◆ **The problem**
Your job is to retype all of the data word for word, leaving every image out.

## begin Supplied information

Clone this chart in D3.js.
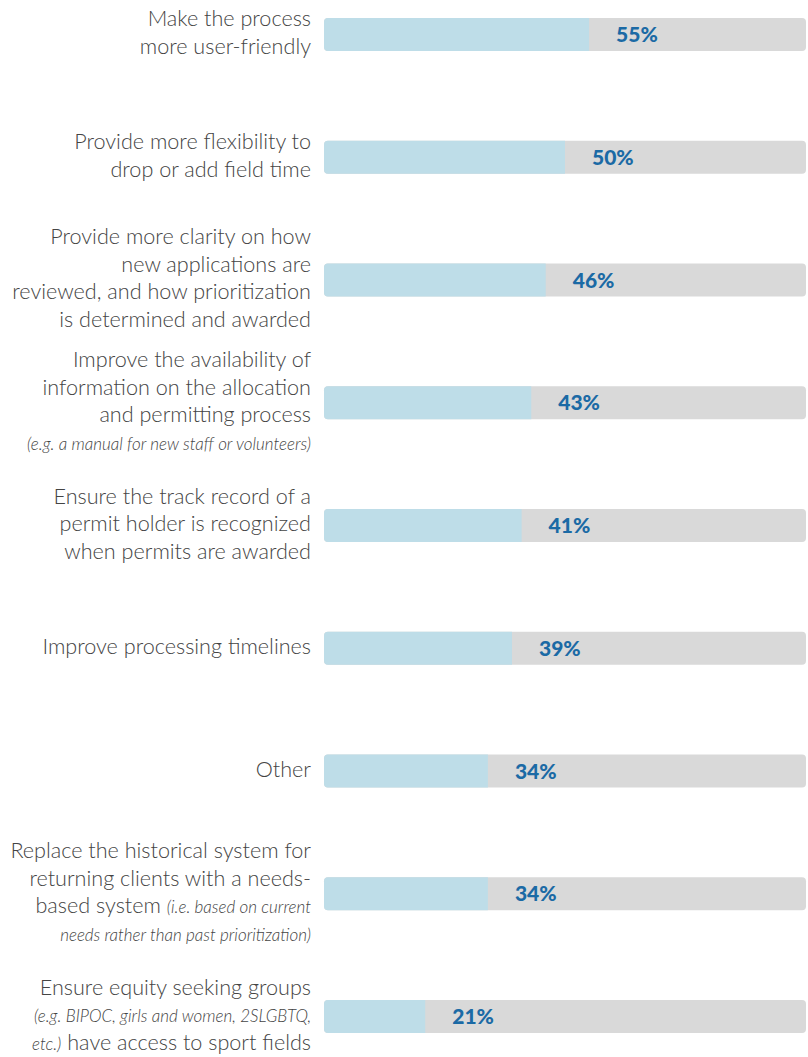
<!DOCTYPE html>
<html>
<head>
<meta charset="utf-8">
<script src="https://cdn.jsdelivr.net/npm/d3@7"></script>
<style>
  html, body { margin: 0; padding: 0; background: #ffffff; }
  svg { display: block; }
</style>
</head>
<body>
<svg id="chart" width="808" height="1057"></svg>
<script>
// ---- Data ----
const categories = [
  "Make the process more user-friendly",
  "Provide more flexibility to drop or add field time",
  "Provide more clarity on how new applications are reviewed, and how prioritization is determined and awarded",
  "Improve the availability of information on the allocation and permitting process (e.g. a manual for new staff or volunteers)",
  "Ensure the track record of a permit holder is recognized when permits are awarded",
  "Improve processing timelines",
  "Other",
  "Replace the historical system for returning clients with a needs-based system (i.e. based on current needs rather than past prioritization)",
  "Ensure equity seeking groups (e.g. BIPOC, girls and women, 2SLGBTQ, etc.) have access to sport fields"
];
const values = [55, 50, 46, 43, 41, 39, 34, 34, 21];
const valueLabels = ["55%", "50%", "46%", "43%", "41%", "39%", "34%", "34%", "21%"];
// Label lines: each line is a list of [text, italic] segments
const labelLines = [
  [[["Make the process", false]], [["more user-friendly", false]]],
  [[["Provide more flexibility to", false]], [["drop or add field time", false]]],
  [[["Provide more clarity on how", false]], [["new applications are", false]], [["reviewed, and how prioritization", false]], [["is determined and awarded", false]]],
  [[["Improve the availability of", false]], [["information on the allocation", false]], [["and permitting process", false]], [["(e.g. a manual for new staff or volunteers)", true]]],
  [[["Ensure the track record of a", false]], [["permit holder is recognized", false]], [["when permits are awarded", false]]],
  [[["Improve processing timelines", false]]],
  [[["Other", false]]],
  [[["Replace the historical system for", false]], [["returning clients with a needs-", false]], [["based system ", false], ["(i.e. based on current", true]], [["needs rather than past prioritization)", true]]],
  [[["Ensure equity seeking groups", false]], [["(e.g. BIPOC, girls and women, 2SLGBTQ,", true]], [["etc.)", true], [" have access to sport fields", false]]]
];
const domainMax = 100;

// ---- Layout ----
const svg = d3.select("#chart");
const barX0 = 324, barX1 = 806, barH = 33;
const labelX = 311;
const lineH = 27.5;

const x = d3.scaleLinear().domain([0, domainMax]).range([barX0, barX1]);
const y = d3.scalePoint().domain(categories).range([34.5, 1016.5]);

const rows = svg.selectAll("g.row")
  .data(categories.map((c, i) => ({ c, v: values[i], lab: valueLabels[i], lines: labelLines[i] })))
  .join("g").attr("class", "row");

// background bar
rows.append("rect")
  .attr("x", x(0))
  .attr("y", d => y(d.c) - barH / 2)
  .attr("width", x(domainMax) - x(0))
  .attr("height", barH)
  .attr("rx", 4)
  .attr("fill", "#d9d9d9");

// value bar (rounded left, square right)
rows.append("path")
  .attr("fill", "#bedde8")
  .attr("d", d => {
    const x0 = x(0), x1 = x(d.v), y0 = y(d.c) - barH / 2, y1 = y0 + barH, r = 4;
    return `M${x1},${y0}H${x0 + r}Q${x0},${y0} ${x0},${y0 + r}V${y1 - r}Q${x0},${y1} ${x0 + r},${y1}H${x1}Z`;
  });

// value labels
rows.append("text")
  .attr("x", d => x(d.v) + 27)
  .attr("y", d => y(d.c))
  .attr("dy", "0.36em")
  .attr("font-family", "Lato, 'Open Sans', sans-serif")
  .attr("font-weight", 900)
  .attr("font-size", 21)
  .attr("fill", "#1b6aa5")
  .text(d => d.lab);

// category labels
rows.each(function(d) {
  const g = d3.select(this);
  const n = d.lines.length;
  const cy = y(d.c);
  d.lines.forEach((line, i) => {
    const t = g.append("text")
      .attr("x", labelX)
      .attr("y", cy + (i - (n - 1) / 2) * lineH)
      .attr("dy", "0.35em")
      .attr("text-anchor", "end")
      .attr("font-family", "Lato, 'Open Sans', sans-serif")
      .attr("fill", "#444444");
    line.forEach(([txt, it]) => {
      t.append("tspan")
        .attr("font-style", it ? "italic" : "normal")
        .attr("font-weight", 300)
        .attr("font-size", it ? 17 : 21.6)
        .text(txt);
    });
  });
});
</script>
</body>
</html>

## end Supplied information

◆ **Final answer**
Clone this chart in D3.js.
<!DOCTYPE html>
<html>
<head>
<meta charset="utf-8">
<script src="https://cdn.jsdelivr.net/npm/d3@7"></script>
<style>
  html, body { margin: 0; padding: 0; background: #ffffff; }
  svg { display: block; }
</style>
</head>
<body>
<svg id="chart" width="808" height="1057"></svg>
<script>
// ---- Data ----
const categories = [
  "Make the process more user-friendly",
  "Provide more flexibility to drop or add field time",
  "Provide more clarity on how new applications are reviewed, and how prioritization is determined and awarded",
  "Improve the availability of information on the allocation and permitting process (e.g. a manual for new staff or volunteers)",
  "Ensure the track record of a permit holder is recognized when permits are awarded",
  "Improve processing timelines",
  "Other",
  "Replace the historical system for returning clients with a needs-based system (i.e. based on current needs rather than past prioritization)",
  "Ensure equity seeking groups (e.g. BIPOC, girls and women, 2SLGBTQ, etc.) have access to sport fields"
];
const values = [55, 50, 46, 43, 41, 39, 34, 34, 21];
const valueLabels = ["55%", "50%", "46%", "43%", "41%", "39%", "34%", "34%", "21%"];
// Label lines: each line is a list of [text, italic] segments
const labelLines = [
  [[["Make the process", false]], [["more user-friendly", false]]],
  [[["Provide more flexibility to", false]], [["drop or add field time", false]]],
  [[["Provide more clarity on how", false]], [["new applications are", false]], [["reviewed, and how prioritization", false]], [["is determined and awarded", false]]],
  [[["Improve the availability of", false]], [["information on the allocation", false]], [["and permitting process", false]], [["(e.g. a manual for new staff or volunteers)", true]]],
  [[["Ensure the track record of a", false]], [["permit holder is recognized", false]], [["when permits are awarded", false]]],
  [[["Improve processing timelines", false]]],
  [[["Other", false]]],
  [[["Replace the historical system for", false]], [["returning clients with a needs-", false]], [["based system ", false], ["(i.e. based on current", true]], [["needs rather than past prioritization)", true]]],
  [[["Ensure equity seeking groups", false]], [["(e.g. BIPOC, girls and women, 2SLGBTQ,", true]], [["etc.)", true], [" have access to sport fields", false]]]
];
const domainMax = 100;

// ---- Layout ----
const svg = d3.select("#chart");
const barX0 = 324, barX1 = 806, barH = 33;
const labelX = 311;
const lineH = 27.5;

const x = d3.scaleLinear().domain([0, domainMax]).range([barX0, barX1]);
const y = d3.scalePoint().domain(categories).range([34.5, 1016.5]);

const rows = svg.selectAll("g.row")
  .data(categories.map((c, i) => ({ c, v: values[i], lab: valueLabels[i], lines: labelLines[i] })))
  .join("g").attr("class", "row");

// background bar
rows.append("rect")
  .attr("x", x(0))
  .attr("y", d => y(d.c) - barH / 2)
  .attr("width", x(domainMax) - x(0))
  .attr("height", barH)
  .attr("rx", 4)
  .attr("fill", "#d9d9d9");

// value bar (rounded left, square right)
rows.append("path")
  .attr("fill", "#bedde8")
  .attr("d", d => {
    const x0 = x(0), x1 = x(d.v), y0 = y(d.c) - barH / 2, y1 = y0 + barH, r = 4;
    return `M${x1},${y0}H${x0 + r}Q${x0},${y0} ${x0},${y0 + r}V${y1 - r}Q${x0},${y1} ${x0 + r},${y1}H${x1}Z`;
  });

// value labels
rows.append("text")
  .attr("x", d => x(d.v) + 27)
  .attr("y", d => y(d.c))
  .attr("dy", "0.36em")
  .attr("font-family", "Lato, 'Open Sans', sans-serif")
  .attr("font-weight", 900)
  .attr("font-size", 21)
  .attr("fill", "#1b6aa5")
  .text(d => d.lab);

// category labels
rows.each(function(d) {
  const g = d3.select(this);
  const n = d.lines.length;
  const cy = y(d.c);
  d.lines.forEach((line, i) => {
    const t = g.append("text")
      .attr("x", labelX)
      .attr("y", cy + (i - (n - 1) / 2) * lineH)
      .attr("dy", "0.35em")
      .attr("text-anchor", "end")
      .attr("font-family", "Lato, 'Open Sans', sans-serif")
      .attr("fill", "#444444");
    line.forEach(([txt, it]) => {
      t.append("tspan")
        .attr("font-style", it ? "italic" : "normal")
        .attr("font-weight", 300)
        .attr("font-size", it ? 17 : 21.6)
        .text(txt);
    });
  });
});
</script>
</body>
</html>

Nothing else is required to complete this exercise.